# TASK INSTRUCTIONS
In the listing below, find every line with the string "this" and pull it out.

# INFORMATION PROVIDED
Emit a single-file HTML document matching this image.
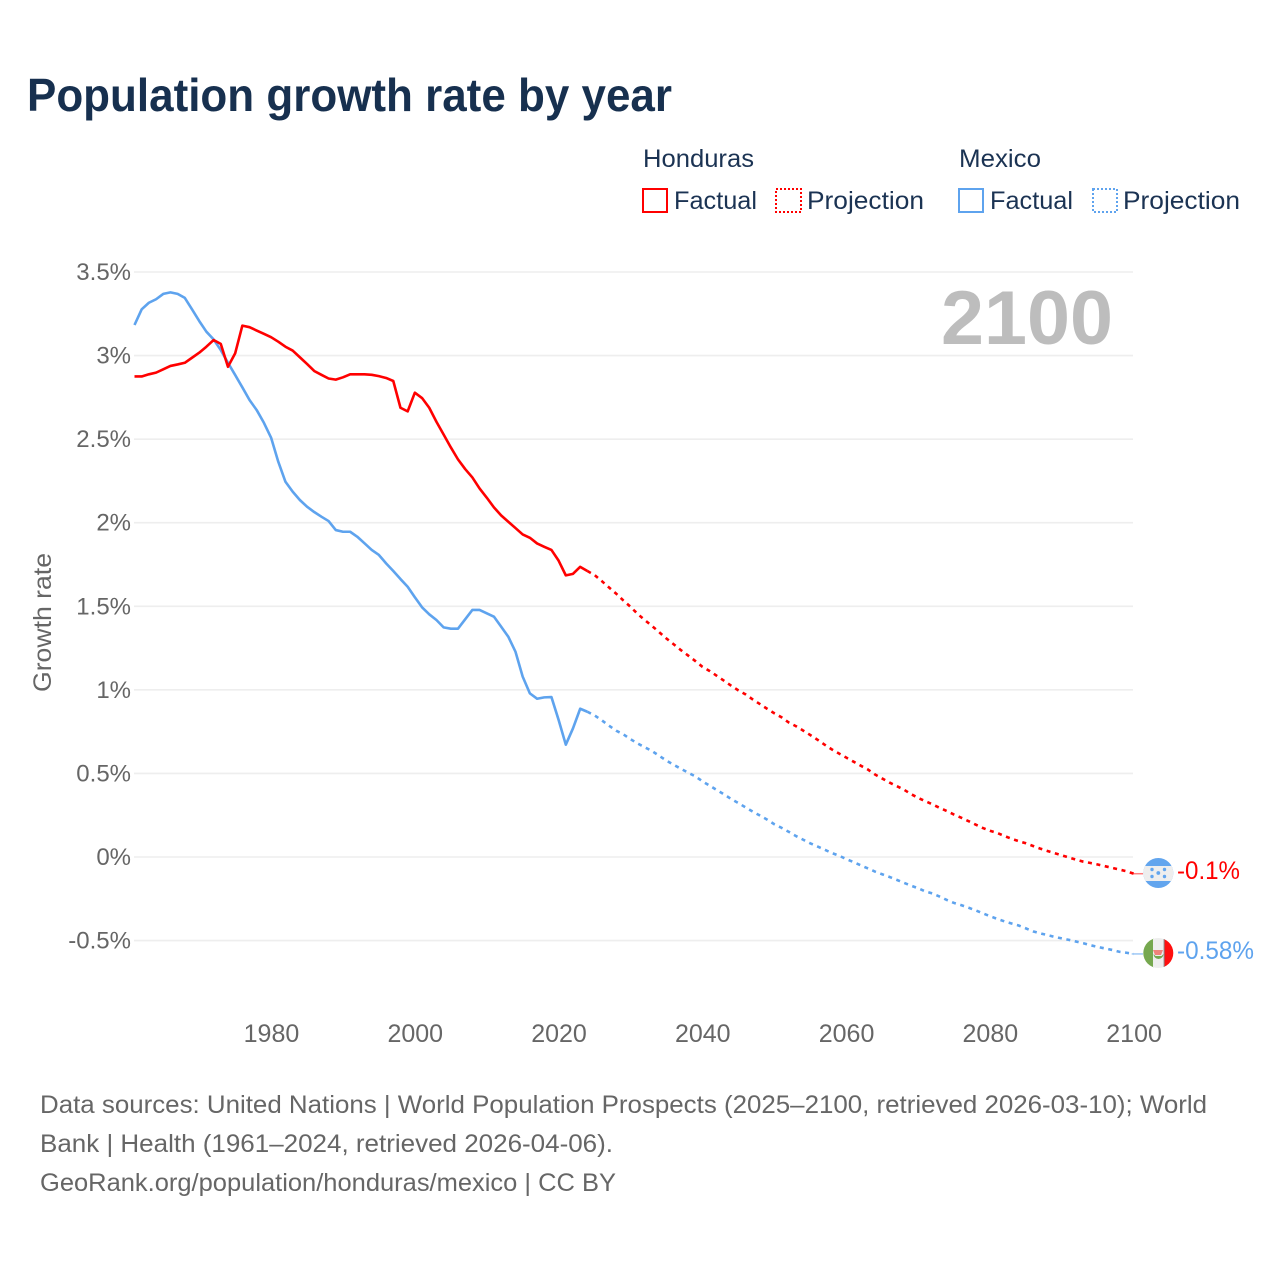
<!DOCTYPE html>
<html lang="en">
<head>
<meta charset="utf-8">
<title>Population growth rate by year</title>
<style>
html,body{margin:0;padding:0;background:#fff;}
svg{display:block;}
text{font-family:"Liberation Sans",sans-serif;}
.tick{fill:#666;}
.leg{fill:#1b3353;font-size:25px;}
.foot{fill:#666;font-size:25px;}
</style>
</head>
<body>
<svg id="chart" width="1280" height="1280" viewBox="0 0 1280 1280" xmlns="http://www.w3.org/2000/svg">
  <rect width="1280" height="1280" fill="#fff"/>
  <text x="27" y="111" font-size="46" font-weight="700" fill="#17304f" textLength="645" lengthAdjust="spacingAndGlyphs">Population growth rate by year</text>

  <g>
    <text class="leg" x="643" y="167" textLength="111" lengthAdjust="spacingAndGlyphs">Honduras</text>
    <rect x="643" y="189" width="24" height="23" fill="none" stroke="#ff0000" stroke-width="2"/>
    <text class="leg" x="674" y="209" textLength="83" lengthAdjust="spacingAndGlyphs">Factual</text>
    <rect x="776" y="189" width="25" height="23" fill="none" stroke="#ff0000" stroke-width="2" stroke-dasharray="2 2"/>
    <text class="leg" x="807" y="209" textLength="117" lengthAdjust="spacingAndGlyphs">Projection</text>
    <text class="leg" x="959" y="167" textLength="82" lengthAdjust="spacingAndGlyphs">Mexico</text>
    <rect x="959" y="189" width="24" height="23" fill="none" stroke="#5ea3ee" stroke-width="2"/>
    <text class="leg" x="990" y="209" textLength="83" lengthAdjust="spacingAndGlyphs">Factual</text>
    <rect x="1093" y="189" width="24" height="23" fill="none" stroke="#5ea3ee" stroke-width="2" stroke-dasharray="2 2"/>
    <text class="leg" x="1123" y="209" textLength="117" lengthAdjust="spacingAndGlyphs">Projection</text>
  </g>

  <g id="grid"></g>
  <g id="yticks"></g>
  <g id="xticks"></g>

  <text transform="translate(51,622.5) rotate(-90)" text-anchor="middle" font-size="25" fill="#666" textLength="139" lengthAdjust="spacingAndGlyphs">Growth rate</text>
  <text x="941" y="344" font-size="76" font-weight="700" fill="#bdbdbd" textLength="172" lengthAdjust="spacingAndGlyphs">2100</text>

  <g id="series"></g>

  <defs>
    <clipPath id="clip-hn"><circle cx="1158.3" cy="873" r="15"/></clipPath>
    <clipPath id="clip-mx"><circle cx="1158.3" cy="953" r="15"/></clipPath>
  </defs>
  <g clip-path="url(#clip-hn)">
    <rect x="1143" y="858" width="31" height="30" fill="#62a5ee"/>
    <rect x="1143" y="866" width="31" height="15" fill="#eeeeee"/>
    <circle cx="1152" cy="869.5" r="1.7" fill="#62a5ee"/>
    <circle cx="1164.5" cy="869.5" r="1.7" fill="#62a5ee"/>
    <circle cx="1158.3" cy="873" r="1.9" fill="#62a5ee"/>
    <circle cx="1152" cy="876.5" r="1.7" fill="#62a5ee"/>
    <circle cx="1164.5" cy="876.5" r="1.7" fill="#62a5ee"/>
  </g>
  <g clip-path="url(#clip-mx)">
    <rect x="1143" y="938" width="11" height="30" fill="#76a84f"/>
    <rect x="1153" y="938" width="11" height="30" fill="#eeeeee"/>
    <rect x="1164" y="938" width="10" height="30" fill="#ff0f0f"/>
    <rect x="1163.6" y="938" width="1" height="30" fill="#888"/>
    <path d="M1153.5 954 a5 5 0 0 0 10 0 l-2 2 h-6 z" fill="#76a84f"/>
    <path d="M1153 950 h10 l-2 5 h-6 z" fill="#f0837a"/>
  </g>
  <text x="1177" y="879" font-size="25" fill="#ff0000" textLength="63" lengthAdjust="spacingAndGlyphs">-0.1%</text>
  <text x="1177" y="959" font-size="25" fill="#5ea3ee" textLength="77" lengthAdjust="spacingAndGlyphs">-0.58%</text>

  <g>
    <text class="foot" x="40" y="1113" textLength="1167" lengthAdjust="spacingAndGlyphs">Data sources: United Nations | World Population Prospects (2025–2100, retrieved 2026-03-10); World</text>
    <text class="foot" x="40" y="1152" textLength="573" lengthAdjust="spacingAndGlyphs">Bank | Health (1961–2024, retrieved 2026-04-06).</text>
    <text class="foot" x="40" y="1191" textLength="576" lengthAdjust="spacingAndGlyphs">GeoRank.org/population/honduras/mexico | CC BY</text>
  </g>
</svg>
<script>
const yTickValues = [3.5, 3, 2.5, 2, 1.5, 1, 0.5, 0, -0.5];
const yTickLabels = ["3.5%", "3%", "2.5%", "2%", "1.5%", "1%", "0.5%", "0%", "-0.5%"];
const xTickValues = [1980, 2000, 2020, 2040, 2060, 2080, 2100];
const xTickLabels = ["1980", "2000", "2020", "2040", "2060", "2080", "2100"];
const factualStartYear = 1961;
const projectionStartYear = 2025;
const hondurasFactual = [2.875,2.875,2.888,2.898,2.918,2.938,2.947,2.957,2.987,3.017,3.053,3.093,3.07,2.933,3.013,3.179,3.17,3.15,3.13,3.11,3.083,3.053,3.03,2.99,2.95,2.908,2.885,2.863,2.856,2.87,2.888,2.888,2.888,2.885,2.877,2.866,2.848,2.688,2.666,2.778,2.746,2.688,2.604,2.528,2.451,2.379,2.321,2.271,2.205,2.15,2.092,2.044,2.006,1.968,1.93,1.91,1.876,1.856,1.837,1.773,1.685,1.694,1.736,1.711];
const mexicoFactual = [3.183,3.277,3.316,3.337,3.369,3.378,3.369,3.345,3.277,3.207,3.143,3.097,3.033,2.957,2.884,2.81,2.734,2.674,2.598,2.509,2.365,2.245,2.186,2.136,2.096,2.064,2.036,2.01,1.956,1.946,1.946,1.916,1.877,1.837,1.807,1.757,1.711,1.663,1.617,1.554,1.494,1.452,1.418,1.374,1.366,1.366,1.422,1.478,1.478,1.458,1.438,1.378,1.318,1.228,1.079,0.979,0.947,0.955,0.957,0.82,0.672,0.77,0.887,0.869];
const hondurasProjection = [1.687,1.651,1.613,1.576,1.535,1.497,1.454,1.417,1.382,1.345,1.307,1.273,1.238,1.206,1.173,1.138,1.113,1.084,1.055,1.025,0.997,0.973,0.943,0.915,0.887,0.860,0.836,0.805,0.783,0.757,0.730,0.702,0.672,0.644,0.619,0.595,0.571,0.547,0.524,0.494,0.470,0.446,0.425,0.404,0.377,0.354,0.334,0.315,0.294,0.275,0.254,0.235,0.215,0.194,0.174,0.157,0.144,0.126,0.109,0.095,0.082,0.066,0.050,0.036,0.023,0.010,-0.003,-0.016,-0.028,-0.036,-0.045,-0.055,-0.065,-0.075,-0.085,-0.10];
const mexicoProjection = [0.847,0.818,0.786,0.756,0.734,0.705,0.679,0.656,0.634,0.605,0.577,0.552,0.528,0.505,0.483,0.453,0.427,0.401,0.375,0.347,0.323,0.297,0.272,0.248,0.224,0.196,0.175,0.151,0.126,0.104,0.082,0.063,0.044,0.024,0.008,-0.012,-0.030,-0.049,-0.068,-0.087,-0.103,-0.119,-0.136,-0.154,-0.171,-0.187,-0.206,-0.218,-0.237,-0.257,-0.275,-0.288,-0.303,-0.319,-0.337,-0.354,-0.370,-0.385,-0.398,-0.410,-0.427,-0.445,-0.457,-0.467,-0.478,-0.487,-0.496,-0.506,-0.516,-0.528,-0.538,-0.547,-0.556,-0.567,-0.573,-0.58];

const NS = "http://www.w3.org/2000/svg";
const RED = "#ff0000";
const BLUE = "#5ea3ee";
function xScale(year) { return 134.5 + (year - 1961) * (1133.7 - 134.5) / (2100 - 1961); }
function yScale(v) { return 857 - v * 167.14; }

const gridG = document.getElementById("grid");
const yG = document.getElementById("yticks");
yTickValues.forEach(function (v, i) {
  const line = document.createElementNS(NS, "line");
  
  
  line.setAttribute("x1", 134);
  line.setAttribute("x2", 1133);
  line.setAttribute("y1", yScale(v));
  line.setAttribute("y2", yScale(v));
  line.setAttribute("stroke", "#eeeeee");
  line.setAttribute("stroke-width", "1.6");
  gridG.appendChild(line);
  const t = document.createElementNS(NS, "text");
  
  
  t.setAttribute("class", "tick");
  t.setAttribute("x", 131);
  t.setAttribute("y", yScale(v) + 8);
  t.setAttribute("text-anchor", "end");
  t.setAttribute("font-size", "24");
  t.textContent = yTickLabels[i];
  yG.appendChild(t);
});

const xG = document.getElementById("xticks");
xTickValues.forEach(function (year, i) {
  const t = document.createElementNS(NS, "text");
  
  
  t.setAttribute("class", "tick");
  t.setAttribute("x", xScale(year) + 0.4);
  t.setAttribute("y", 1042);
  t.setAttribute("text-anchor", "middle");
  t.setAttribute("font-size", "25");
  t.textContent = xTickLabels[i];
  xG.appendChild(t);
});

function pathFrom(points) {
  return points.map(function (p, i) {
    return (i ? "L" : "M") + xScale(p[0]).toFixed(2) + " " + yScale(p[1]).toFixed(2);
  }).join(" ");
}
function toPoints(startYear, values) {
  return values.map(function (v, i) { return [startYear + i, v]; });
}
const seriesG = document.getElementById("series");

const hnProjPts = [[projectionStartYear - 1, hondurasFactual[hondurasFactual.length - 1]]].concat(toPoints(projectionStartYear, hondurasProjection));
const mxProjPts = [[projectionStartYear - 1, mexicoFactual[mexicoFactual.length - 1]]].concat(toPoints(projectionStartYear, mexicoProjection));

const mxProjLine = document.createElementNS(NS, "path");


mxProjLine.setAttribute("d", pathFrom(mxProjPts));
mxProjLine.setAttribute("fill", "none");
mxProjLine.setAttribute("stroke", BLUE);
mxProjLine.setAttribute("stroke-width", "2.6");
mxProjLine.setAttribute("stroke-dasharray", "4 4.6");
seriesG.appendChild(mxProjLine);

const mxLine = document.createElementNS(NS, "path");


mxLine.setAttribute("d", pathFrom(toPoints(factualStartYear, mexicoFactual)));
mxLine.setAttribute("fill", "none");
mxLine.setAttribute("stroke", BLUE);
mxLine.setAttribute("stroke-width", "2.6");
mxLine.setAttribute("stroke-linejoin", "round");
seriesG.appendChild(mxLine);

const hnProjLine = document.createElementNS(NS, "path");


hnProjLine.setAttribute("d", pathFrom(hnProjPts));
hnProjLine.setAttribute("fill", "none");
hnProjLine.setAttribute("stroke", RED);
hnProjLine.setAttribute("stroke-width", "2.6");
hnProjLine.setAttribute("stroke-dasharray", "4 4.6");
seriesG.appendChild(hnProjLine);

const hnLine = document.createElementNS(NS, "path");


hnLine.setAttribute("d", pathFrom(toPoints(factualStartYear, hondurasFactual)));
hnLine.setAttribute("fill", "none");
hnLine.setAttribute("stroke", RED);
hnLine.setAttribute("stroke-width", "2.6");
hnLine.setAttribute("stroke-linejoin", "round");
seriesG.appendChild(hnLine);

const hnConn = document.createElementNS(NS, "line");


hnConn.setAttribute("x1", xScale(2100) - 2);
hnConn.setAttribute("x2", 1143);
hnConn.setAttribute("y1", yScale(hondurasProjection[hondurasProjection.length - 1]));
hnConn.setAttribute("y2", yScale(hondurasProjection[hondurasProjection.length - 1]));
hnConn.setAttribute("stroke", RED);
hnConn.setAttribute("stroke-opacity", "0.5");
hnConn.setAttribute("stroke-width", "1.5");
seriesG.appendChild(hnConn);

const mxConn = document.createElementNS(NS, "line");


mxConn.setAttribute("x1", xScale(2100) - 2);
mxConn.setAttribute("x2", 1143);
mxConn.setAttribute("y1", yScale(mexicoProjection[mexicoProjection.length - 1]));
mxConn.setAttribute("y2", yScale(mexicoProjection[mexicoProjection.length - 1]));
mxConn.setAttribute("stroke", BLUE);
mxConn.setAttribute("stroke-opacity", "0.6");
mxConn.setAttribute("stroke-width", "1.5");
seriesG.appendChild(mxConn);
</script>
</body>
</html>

* * *

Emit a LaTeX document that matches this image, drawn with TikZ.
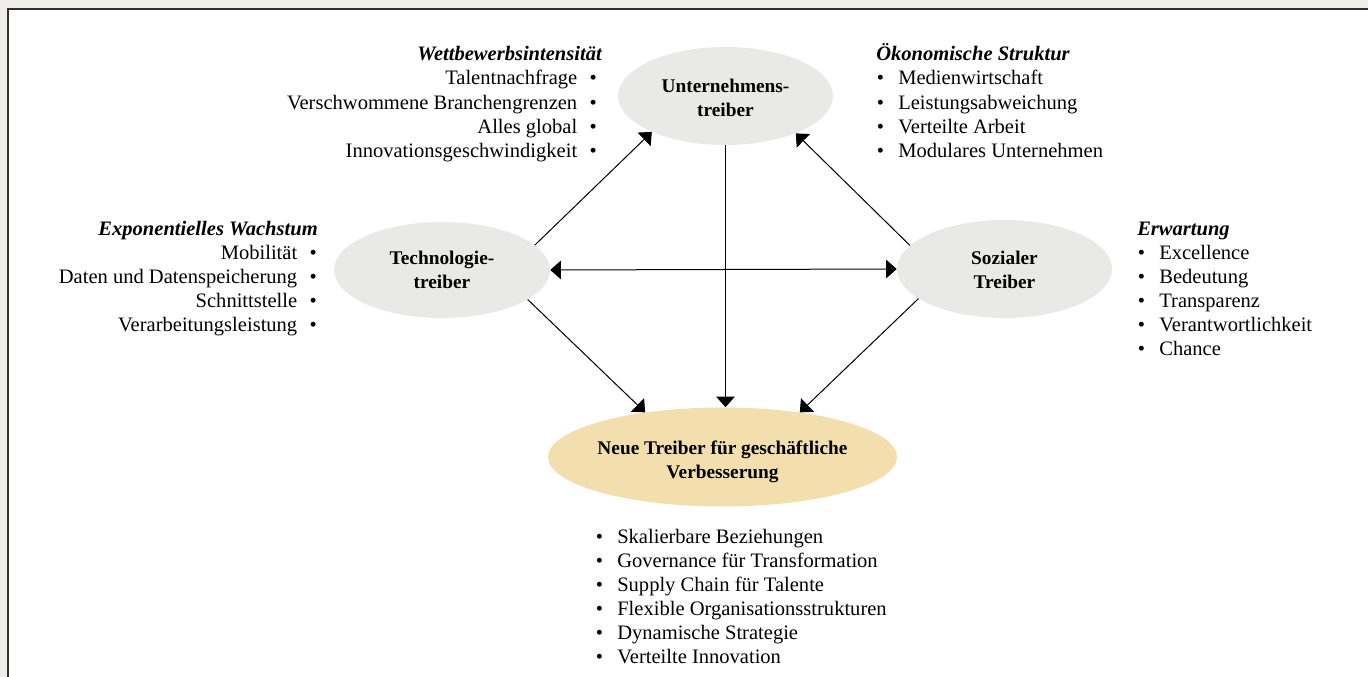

# EXERCISE OUTPUT
Emit a single-file HTML document matching this image.
Emit a LaTeX document that matches this image, drawn with TikZ.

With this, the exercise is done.